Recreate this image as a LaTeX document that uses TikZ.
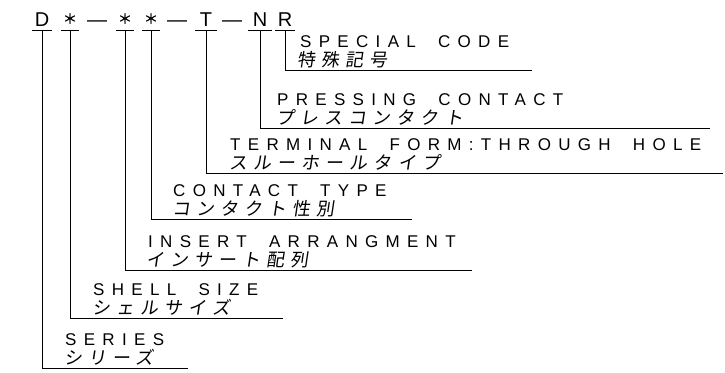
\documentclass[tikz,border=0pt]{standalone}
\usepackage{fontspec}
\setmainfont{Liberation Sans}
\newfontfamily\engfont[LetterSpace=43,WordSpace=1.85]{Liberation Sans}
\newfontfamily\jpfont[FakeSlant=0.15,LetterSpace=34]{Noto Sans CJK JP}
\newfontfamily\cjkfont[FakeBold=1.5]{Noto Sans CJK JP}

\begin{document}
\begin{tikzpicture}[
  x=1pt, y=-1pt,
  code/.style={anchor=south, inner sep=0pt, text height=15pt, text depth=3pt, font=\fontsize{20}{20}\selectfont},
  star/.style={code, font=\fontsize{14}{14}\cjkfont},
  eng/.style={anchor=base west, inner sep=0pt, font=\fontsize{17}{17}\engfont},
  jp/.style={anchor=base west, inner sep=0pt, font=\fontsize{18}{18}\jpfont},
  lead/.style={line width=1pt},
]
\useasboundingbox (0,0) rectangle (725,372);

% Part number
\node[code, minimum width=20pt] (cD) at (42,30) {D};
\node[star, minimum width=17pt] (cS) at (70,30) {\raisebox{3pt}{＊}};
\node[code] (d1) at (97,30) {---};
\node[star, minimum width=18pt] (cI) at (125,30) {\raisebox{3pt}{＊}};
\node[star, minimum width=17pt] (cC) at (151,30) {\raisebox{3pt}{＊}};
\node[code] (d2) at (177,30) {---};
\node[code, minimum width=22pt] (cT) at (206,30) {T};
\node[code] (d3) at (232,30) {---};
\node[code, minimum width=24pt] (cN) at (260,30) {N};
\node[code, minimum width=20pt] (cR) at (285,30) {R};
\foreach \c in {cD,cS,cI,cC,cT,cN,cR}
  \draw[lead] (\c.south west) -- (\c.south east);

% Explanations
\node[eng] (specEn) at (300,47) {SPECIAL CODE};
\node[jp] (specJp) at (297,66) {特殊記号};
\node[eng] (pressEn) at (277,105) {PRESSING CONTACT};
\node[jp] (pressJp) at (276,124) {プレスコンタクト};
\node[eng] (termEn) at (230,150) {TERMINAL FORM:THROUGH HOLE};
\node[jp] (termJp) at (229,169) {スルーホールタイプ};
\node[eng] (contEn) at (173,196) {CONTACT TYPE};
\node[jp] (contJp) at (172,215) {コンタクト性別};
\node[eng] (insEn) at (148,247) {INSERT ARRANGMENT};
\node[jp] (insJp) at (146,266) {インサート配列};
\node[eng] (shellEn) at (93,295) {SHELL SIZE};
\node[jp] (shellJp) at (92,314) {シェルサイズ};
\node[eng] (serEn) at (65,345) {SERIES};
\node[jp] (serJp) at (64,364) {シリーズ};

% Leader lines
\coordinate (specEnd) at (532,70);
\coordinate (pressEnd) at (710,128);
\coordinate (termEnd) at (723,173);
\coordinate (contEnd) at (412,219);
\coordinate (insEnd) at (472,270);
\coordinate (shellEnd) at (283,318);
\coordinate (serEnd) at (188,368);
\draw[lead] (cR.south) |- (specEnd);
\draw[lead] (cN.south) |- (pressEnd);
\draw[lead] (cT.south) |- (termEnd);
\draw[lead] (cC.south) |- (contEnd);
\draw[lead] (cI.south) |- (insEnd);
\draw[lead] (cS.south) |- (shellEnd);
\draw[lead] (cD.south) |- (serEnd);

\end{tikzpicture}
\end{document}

..........

Please quote the lines of the material, beginning with the first and ending with the one that contains "-- (\c.south east);", exactly as written and without any pictures.

Recreate this image as a LaTeX document that uses TikZ.
\documentclass[tikz,border=0pt]{standalone}
\usepackage{fontspec}
\setmainfont{Liberation Sans}
\newfontfamily\engfont[LetterSpace=43,WordSpace=1.85]{Liberation Sans}
\newfontfamily\jpfont[FakeSlant=0.15,LetterSpace=34]{Noto Sans CJK JP}
\newfontfamily\cjkfont[FakeBold=1.5]{Noto Sans CJK JP}

\begin{document}
\begin{tikzpicture}[
  x=1pt, y=-1pt,
  code/.style={anchor=south, inner sep=0pt, text height=15pt, text depth=3pt, font=\fontsize{20}{20}\selectfont},
  star/.style={code, font=\fontsize{14}{14}\cjkfont},
  eng/.style={anchor=base west, inner sep=0pt, font=\fontsize{17}{17}\engfont},
  jp/.style={anchor=base west, inner sep=0pt, font=\fontsize{18}{18}\jpfont},
  lead/.style={line width=1pt},
]
\useasboundingbox (0,0) rectangle (725,372);

% Part number
\node[code, minimum width=20pt] (cD) at (42,30) {D};
\node[star, minimum width=17pt] (cS) at (70,30) {\raisebox{3pt}{＊}};
\node[code] (d1) at (97,30) {---};
\node[star, minimum width=18pt] (cI) at (125,30) {\raisebox{3pt}{＊}};
\node[star, minimum width=17pt] (cC) at (151,30) {\raisebox{3pt}{＊}};
\node[code] (d2) at (177,30) {---};
\node[code, minimum width=22pt] (cT) at (206,30) {T};
\node[code] (d3) at (232,30) {---};
\node[code, minimum width=24pt] (cN) at (260,30) {N};
\node[code, minimum width=20pt] (cR) at (285,30) {R};
\foreach \c in {cD,cS,cI,cC,cT,cN,cR}
  \draw[lead] (\c.south west) -- (\c.south east);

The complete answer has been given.